YOUR INSTRUCTIONS: Copy the lines below as they are; omit the images they contain.

SOURCE EXCERPT:
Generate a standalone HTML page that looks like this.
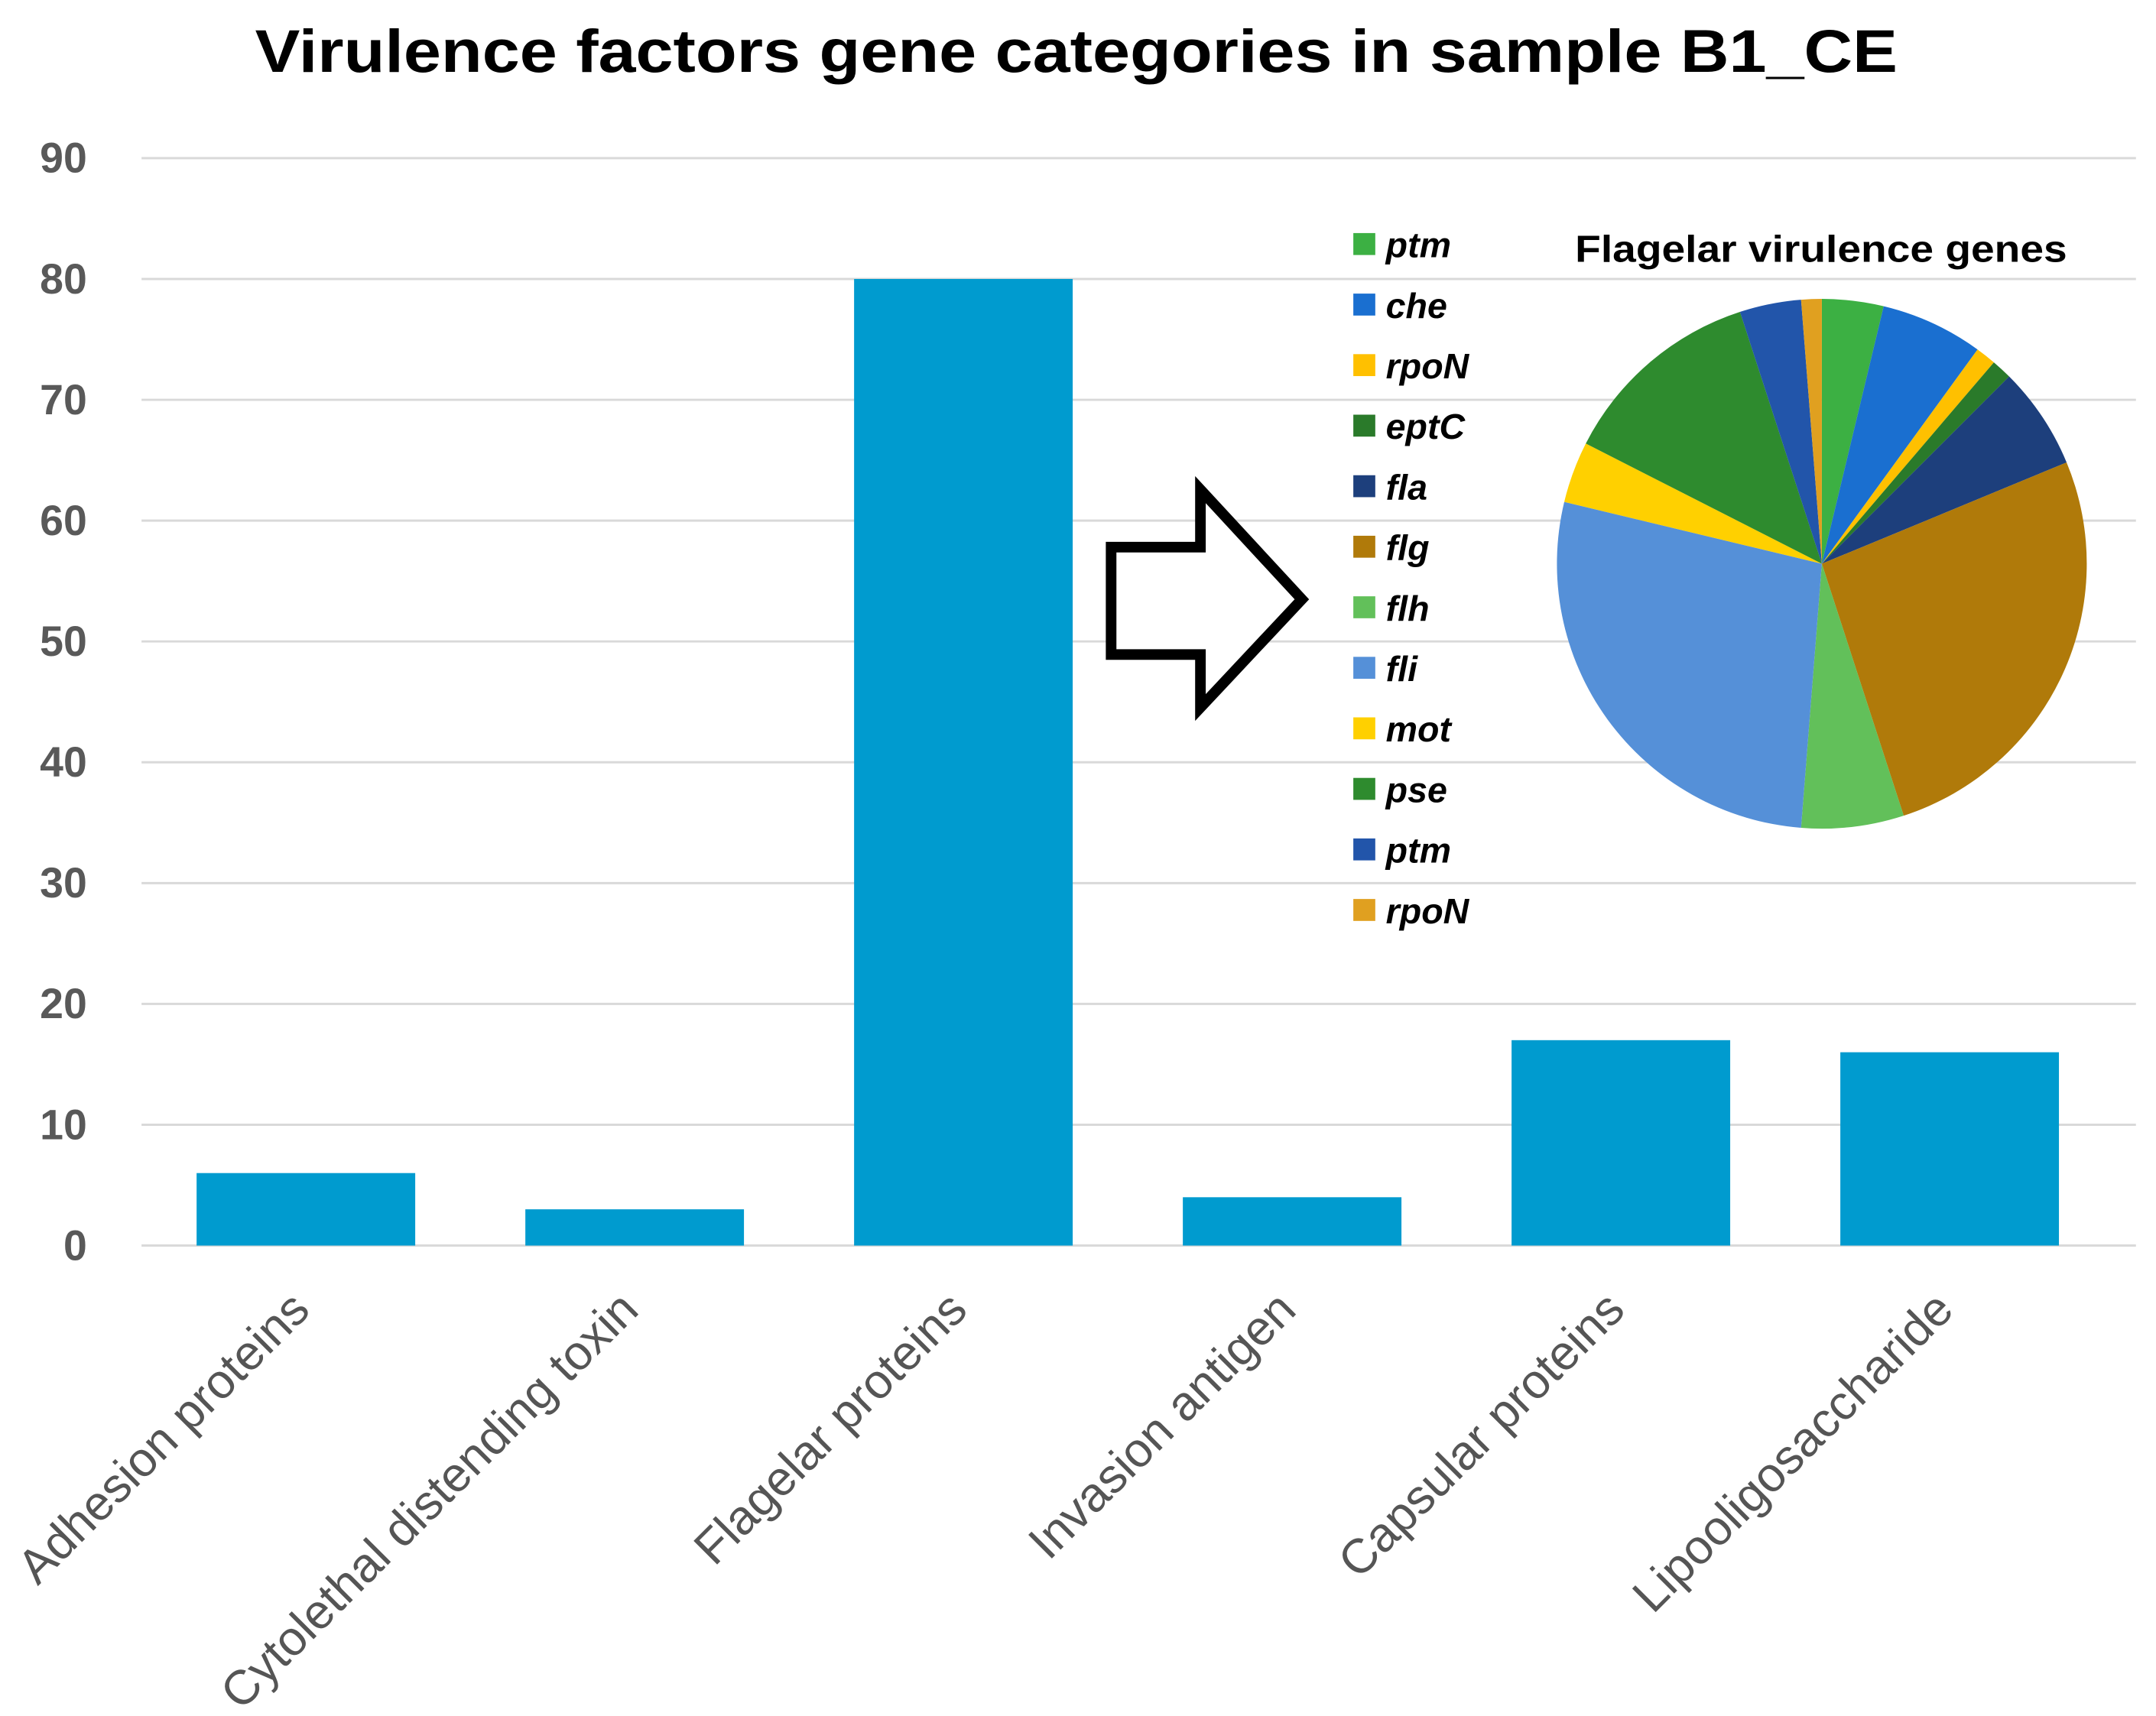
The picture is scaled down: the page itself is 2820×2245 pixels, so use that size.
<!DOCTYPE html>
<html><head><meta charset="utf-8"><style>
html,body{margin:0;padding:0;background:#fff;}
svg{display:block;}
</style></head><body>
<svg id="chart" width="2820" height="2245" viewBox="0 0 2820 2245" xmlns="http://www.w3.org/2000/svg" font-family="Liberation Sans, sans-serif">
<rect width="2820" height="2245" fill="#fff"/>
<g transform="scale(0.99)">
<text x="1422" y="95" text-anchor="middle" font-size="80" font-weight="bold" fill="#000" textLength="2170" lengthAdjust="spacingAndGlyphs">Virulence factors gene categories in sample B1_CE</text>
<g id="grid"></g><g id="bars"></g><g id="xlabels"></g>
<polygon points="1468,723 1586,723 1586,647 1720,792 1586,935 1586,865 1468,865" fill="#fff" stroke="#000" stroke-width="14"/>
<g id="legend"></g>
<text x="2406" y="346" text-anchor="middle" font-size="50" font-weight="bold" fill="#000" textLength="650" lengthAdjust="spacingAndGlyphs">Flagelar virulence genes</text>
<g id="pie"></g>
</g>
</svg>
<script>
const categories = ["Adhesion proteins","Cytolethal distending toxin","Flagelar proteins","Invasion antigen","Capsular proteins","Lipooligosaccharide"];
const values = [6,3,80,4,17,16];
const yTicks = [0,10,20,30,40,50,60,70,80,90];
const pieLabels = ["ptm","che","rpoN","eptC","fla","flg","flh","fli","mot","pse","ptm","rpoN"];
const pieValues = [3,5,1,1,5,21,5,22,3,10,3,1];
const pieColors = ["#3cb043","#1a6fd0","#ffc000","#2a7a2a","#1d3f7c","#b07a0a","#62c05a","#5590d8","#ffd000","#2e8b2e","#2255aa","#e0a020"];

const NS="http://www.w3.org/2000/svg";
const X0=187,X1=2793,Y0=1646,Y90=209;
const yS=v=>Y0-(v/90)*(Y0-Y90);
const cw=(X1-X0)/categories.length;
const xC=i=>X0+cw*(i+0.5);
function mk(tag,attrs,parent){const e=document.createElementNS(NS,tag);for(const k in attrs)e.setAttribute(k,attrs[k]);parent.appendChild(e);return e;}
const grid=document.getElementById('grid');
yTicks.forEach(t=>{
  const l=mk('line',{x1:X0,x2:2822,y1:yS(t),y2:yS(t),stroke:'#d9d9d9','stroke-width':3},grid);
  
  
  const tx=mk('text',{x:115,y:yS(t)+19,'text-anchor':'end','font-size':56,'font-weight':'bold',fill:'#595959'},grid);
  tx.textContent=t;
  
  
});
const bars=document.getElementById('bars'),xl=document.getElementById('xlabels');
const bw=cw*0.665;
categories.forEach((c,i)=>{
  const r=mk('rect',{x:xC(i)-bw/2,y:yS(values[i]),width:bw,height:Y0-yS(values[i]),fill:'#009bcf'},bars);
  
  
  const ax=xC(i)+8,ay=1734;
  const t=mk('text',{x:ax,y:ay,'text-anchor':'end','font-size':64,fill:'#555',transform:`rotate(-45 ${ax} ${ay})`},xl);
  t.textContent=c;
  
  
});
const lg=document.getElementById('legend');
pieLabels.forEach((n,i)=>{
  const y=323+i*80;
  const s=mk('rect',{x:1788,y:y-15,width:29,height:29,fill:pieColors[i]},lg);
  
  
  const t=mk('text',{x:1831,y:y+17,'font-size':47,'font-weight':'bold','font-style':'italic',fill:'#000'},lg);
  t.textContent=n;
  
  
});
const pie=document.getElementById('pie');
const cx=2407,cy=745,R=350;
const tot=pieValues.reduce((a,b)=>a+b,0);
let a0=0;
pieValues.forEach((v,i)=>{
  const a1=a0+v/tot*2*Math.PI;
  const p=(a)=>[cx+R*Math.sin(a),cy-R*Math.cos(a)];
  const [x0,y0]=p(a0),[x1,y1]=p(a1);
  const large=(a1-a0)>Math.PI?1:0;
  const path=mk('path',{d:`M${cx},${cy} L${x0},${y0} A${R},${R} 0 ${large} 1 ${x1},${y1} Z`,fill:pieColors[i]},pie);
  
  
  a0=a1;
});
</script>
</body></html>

RESULT OF THE TASK:
Generate a standalone HTML page that looks like this.
The picture is scaled down: the page itself is 2820×2245 pixels, so use that size.
<!DOCTYPE html>
<html><head><meta charset="utf-8"><style>
html,body{margin:0;padding:0;background:#fff;}
svg{display:block;}
</style></head><body>
<svg id="chart" width="2820" height="2245" viewBox="0 0 2820 2245" xmlns="http://www.w3.org/2000/svg" font-family="Liberation Sans, sans-serif">
<rect width="2820" height="2245" fill="#fff"/>
<g transform="scale(0.99)">
<text x="1422" y="95" text-anchor="middle" font-size="80" font-weight="bold" fill="#000" textLength="2170" lengthAdjust="spacingAndGlyphs">Virulence factors gene categories in sample B1_CE</text>
<g id="grid"></g><g id="bars"></g><g id="xlabels"></g>
<polygon points="1468,723 1586,723 1586,647 1720,792 1586,935 1586,865 1468,865" fill="#fff" stroke="#000" stroke-width="14"/>
<g id="legend"></g>
<text x="2406" y="346" text-anchor="middle" font-size="50" font-weight="bold" fill="#000" textLength="650" lengthAdjust="spacingAndGlyphs">Flagelar virulence genes</text>
<g id="pie"></g>
</g>
</svg>
<script>
const categories = ["Adhesion proteins","Cytolethal distending toxin","Flagelar proteins","Invasion antigen","Capsular proteins","Lipooligosaccharide"];
const values = [6,3,80,4,17,16];
const yTicks = [0,10,20,30,40,50,60,70,80,90];
const pieLabels = ["ptm","che","rpoN","eptC","fla","flg","flh","fli","mot","pse","ptm","rpoN"];
const pieValues = [3,5,1,1,5,21,5,22,3,10,3,1];
const pieColors = ["#3cb043","#1a6fd0","#ffc000","#2a7a2a","#1d3f7c","#b07a0a","#62c05a","#5590d8","#ffd000","#2e8b2e","#2255aa","#e0a020"];

const NS="http://www.w3.org/2000/svg";
const X0=187,X1=2793,Y0=1646,Y90=209;
const yS=v=>Y0-(v/90)*(Y0-Y90);
const cw=(X1-X0)/categories.length;
const xC=i=>X0+cw*(i+0.5);
function mk(tag,attrs,parent){const e=document.createElementNS(NS,tag);for(const k in attrs)e.setAttribute(k,attrs[k]);parent.appendChild(e);return e;}
const grid=document.getElementById('grid');
yTicks.forEach(t=>{
  const l=mk('line',{x1:X0,x2:2822,y1:yS(t),y2:yS(t),stroke:'#d9d9d9','stroke-width':3},grid);
  
  
  const tx=mk('text',{x:115,y:yS(t)+19,'text-anchor':'end','font-size':56,'font-weight':'bold',fill:'#595959'},grid);
  tx.textContent=t;
  
  
});
const bars=document.getElementById('bars'),xl=document.getElementById('xlabels');
const bw=cw*0.665;
categories.forEach((c,i)=>{
  const r=mk('rect',{x:xC(i)-bw/2,y:yS(values[i]),width:bw,height:Y0-yS(values[i]),fill:'#009bcf'},bars);
  
  
  const ax=xC(i)+8,ay=1734;
  const t=mk('text',{x:ax,y:ay,'text-anchor':'end','font-size':64,fill:'#555',transform:`rotate(-45 ${ax} ${ay})`},xl);
  t.textContent=c;
  
  
});
const lg=document.getElementById('legend');
pieLabels.forEach((n,i)=>{
  const y=323+i*80;
  const s=mk('rect',{x:1788,y:y-15,width:29,height:29,fill:pieColors[i]},lg);
  
  
  const t=mk('text',{x:1831,y:y+17,'font-size':47,'font-weight':'bold','font-style':'italic',fill:'#000'},lg);
  t.textContent=n;
  
  
});
const pie=document.getElementById('pie');
const cx=2407,cy=745,R=350;
const tot=pieValues.reduce((a,b)=>a+b,0);
let a0=0;
pieValues.forEach((v,i)=>{
  const a1=a0+v/tot*2*Math.PI;
  const p=(a)=>[cx+R*Math.sin(a),cy-R*Math.cos(a)];
  const [x0,y0]=p(a0),[x1,y1]=p(a1);
  const large=(a1-a0)>Math.PI?1:0;
  const path=mk('path',{d:`M${cx},${cy} L${x0},${y0} A${R},${R} 0 ${large} 1 ${x1},${y1} Z`,fill:pieColors[i]},pie);
  
  
  a0=a1;
});
</script>
</body></html>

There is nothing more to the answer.